I’ve been on government aid since before I was born. It started with my mother and father, who went to public schools, funded by government. Through that government-funded program, they learned to reading, writing, history, math–the usual stuff we take for granted and expect our schools to teach.
I went to public schools too, and so did my children. We all got an education for which the taxpayers paid. I went to a state university. So did my husband and my kids. Without the state’s paying for elementary school, high school, and college, where would we be–we and all the other millions who benefited from government education?
All my life, I’ve eaten government-inspected meat. I’ve driven government-regulated cars. (I remember the unholy ruckus the car manufacturers made when they were first required to put seatbelts in the front seats.) I’ve ridden on government-inspected Ferris wheels, driven over government-maintained roads, taken off from airports and in airplanes that I relied on the government to keep safe.
Even the clothes we wear now have tags telling what they’re made of, where they’re made, and how to take care of them. Before 1960, you had to guess whether a material was cotton, linen, or polyester.
I had tons of cavities as a child, but my children had almost none, because of government-treated water.
Now I’m old, and I’m on a government pension. And Medicare. One more government program, and thank God for it.
All of these programs have problems, yes. Everything has problems! (I had a dishwasher once that was a total lemon, and without, as far as I know, any government involvement.)

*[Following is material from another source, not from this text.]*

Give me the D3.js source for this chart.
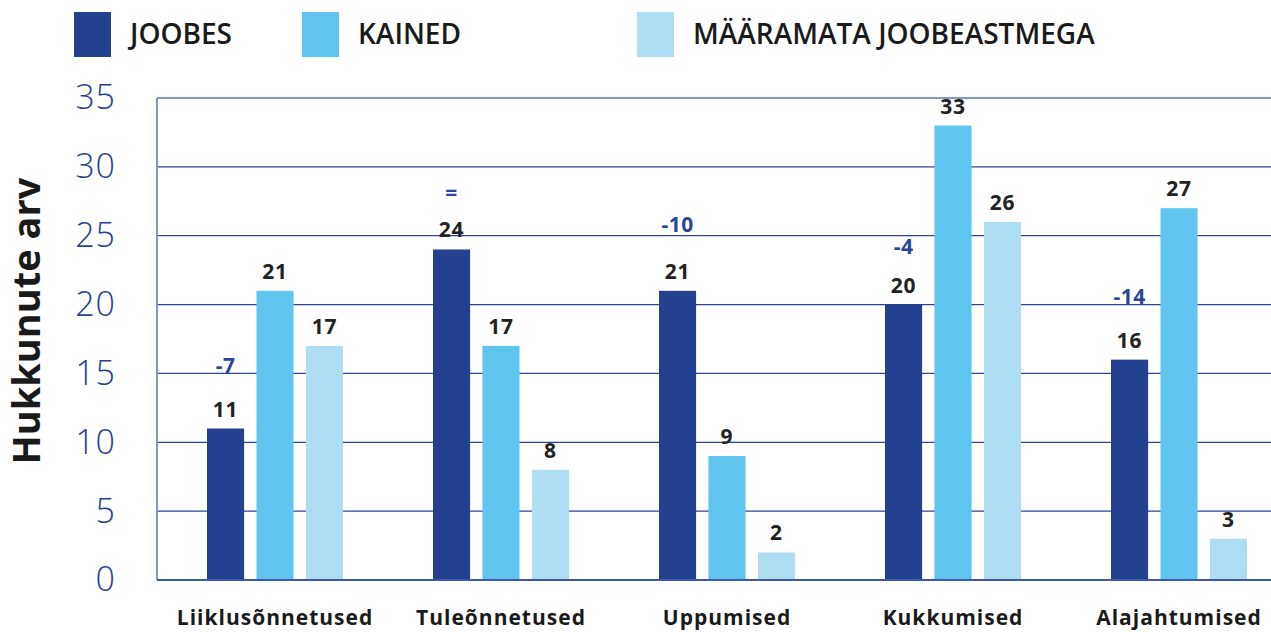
<!DOCTYPE html>
<html>
  <head>
    <title>Hukkunute arv</title>
    <meta charset="utf-8">
    <style>
      body { background-color: #fff; margin: 0; overflow: hidden; }
      svg { display: block; font-family: "Open Sans", "Noto Sans", sans-serif; }
    </style>
    <script src="https://cdnjs.cloudflare.com/ajax/libs/d3/7.8.5/d3.min.js"></script>
  </head>
  <body>
    <svg id="chart" width="1271" height="632"></svg>
    <script>
      var categories = ['Liiklusõnnetused', 'Tuleõnnetused', 'Uppumised', 'Kukkumised', 'Alajahtumised'];
      var series = ['JOOBES', 'KAINED', 'MÄÄRAMATA JOOBEASTMEGA'];
      var joobes = [11, 24, 21, 20, 16];
      var kained = [21, 17, 9, 33, 27];
      var maaramata = [17, 8, 2, 26, 3];
      // muutus (joobes), and the height where the note sits
      var changes = ['-7', '=', '-10', '-4', '-14'];
      var changeLevel = [15.6, 28.1, 25.8, 24.2, 20.6];
      var yTicks = [0, 5, 10, 15, 20, 25, 30, 35];
      var colors = ['#24418f', '#5fc5ee', '#afddf3'];

      var svg = d3.select('#chart');
      var plotLeft = 157, plotRight = 1271, plotTop = 98, plotBottom = 580;

      var y = d3.scaleLinear().domain([0, 35]).range([plotBottom, plotTop]);
      var x0 = d3.scaleBand().domain(categories).range([162, 1292]);
      var x1 = d3.scaleBand().domain(series).range([45, 181]).paddingInner(0.25);
      var color = d3.scaleOrdinal().domain(series).range(colors);

      var rows = categories.map(function(c, i) {
        return { cat: c, values: [joobes[i], kained[i], maaramata[i]] };
      });

      // grid
      svg.append('g').selectAll('line').data(yTicks.filter(function(t) { return t > 0 && t < 35; }))
        .enter().append('line')
        .attr('x1', plotLeft).attr('x2', plotRight)
        .attr('y1', function(d) { return y(d); }).attr('y2', function(d) { return y(d); })
        .attr('stroke', '#2a4599').attr('stroke-width', 1.3);
      svg.append('line').attr('x1', plotLeft).attr('x2', plotRight).attr('y1', y(35)).attr('y2', y(35))
        .attr('stroke', '#8296c8').attr('stroke-width', 2);
      svg.append('line').attr('x1', plotLeft).attr('x2', plotLeft).attr('y1', y(35)).attr('y2', y(0))
        .attr('stroke', '#8296c8').attr('stroke-width', 2);

      // y axis labels
      var yAxis = d3.axisLeft(y).tickValues(yTicks).tickSize(0).tickPadding(0);
      var ga = svg.append('g').attr('transform', 'translate(116,0)').call(yAxis);
      ga.select('.domain').remove();
      ga.selectAll('text').attr('fill', '#2a3f91').attr('font-size', 34).attr('font-weight', 300)
        .attr('letter-spacing', 1).attr('font-family', '"Open Sans", sans-serif');

      svg.append('text').attr('transform', 'translate(40,' + 321 + ') rotate(-90)')
        .attr('text-anchor', 'middle').attr('font-size', 38).attr('font-weight', 700)
        .attr('fill', '#1a1a1a').text('Hukkunute arv');

      // bars
      var groups = svg.append('g').selectAll('g').data(rows).enter().append('g')
        .attr('transform', function(d) { return 'translate(' + x0(d.cat) + ',0)'; });
      groups.selectAll('rect').data(function(d) {
        return d.values.map(function(v, j) { return { s: series[j], v: v }; });
      }).enter().append('rect')
        .attr('x', function(d) { return x1(d.s); })
        .attr('width', x1.bandwidth())
        .attr('y', function(d) { return y(d.v); })
        .attr('height', function(d) { return y(0) - y(d.v); })
        .attr('fill', function(d) { return color(d.s); });
      groups.selectAll('text.val').data(function(d) {
        return d.values.map(function(v, j) { return { s: series[j], v: v }; });
      }).enter().append('text').attr('class', 'val')
        .attr('x', function(d) { return x1(d.s) + x1.bandwidth() / 2; })
        .attr('y', function(d) { return y(d.v) - 12; })
        .attr('text-anchor', 'middle').attr('font-size', 21).attr('font-weight', 700)
        .attr('letter-spacing', 0.8).attr('fill', '#222').text(function(d) { return d.v; });
      groups.append('text')
        .attr('x', x1(series[0]) + x1.bandwidth() / 2)
        .attr('y', function(d, i) { return y(changeLevel[i]); })
        .attr('dy', '0.35em')
        .attr('text-anchor', 'middle').attr('font-size', 21).attr('font-weight', 700)
        .attr('letter-spacing', 0.5).attr('fill', '#2a4599').text(function(d, i) { return changes[i]; });

      // bottom axis
      svg.append('line').attr('x1', plotLeft).attr('x2', plotRight).attr('y1', y(0)).attr('y2', y(0))
        .attr('stroke', '#3a5aa8').attr('stroke-width', 2);
      var xAxis = d3.axisBottom(x0).tickSize(0).tickPadding(0);
      var gx = svg.append('g').attr('transform', 'translate(0,' + 625 + ')').call(xAxis);
      gx.select('.domain').remove();
      gx.selectAll('text').attr('dy', 0).attr('font-size', 21).attr('font-weight', 700)
        .attr('letter-spacing', 1).attr('fill', '#1a1a1a').attr('font-family', '"Open Sans", sans-serif');

      // legend
      var legX = [74, 302, 637];
      var leg = svg.append('g').selectAll('g').data(series).enter().append('g')
        .attr('transform', function(d, i) { return 'translate(' + legX[i] + ',12)'; });
      leg.append('rect').attr('width', 37).attr('height', 45).attr('fill', function(d) { return color(d); });
      leg.append('text').attr('x', 56).attr('y', 32).attr('font-size', 28).attr('font-weight', 600)
        .attr('fill', '#1a1a1a').text(function(d) { return d; });
    </script>
  </body>
</html>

And some of the programs are relatively new. My grandmother heroically encouraged her children to finish high school–heroically, because she needed the money they might bring in by working. Dad’s childhood included the charity ward at the hospital, doctor’s visits in old clothes (in hopes of a break in the price), dimly-lit rooms because electricity costs money, and borrowing fifty cents from a neighbor to buy food. They weren’t the poorest of the poor, either.
There was no SNAP, no WIC, no Medicaid.
Go back further, to, say, 1880. You can buy household books with handy hints to help you tell whether your sugar is partly sand, your milk is partly water, your pickles, clothes, and wallpaper are dyed with arsenic. But you practically have to be a chemist to apply some of those tests. Is that “linen” tablecloth really linen? Is your neighbor’s dog rabid? How much opium is safe for a baby? Who knows? The government is certainly no help. You may literally dose your child to death with dangerous over-the-counter remedies, and no one cares. Public dollars aren’t for keeping private babies alive.
If you have a good income, you try to save a third for your old age. If you don’t have a good income, you either move in with your kids or you and your spouse go to the poorhouse–probably separate poorhouses. Husbands and wives aren’t kept together. It’s sort of a Trump poverty scheme–make poverty as miserable as possible, lest someone, somewhere, take advantage.
Funny, no one says, “Make wealth as miserable as possible, lest some rich person or company take advantage.”
But they do take advantage; oh yes, they do.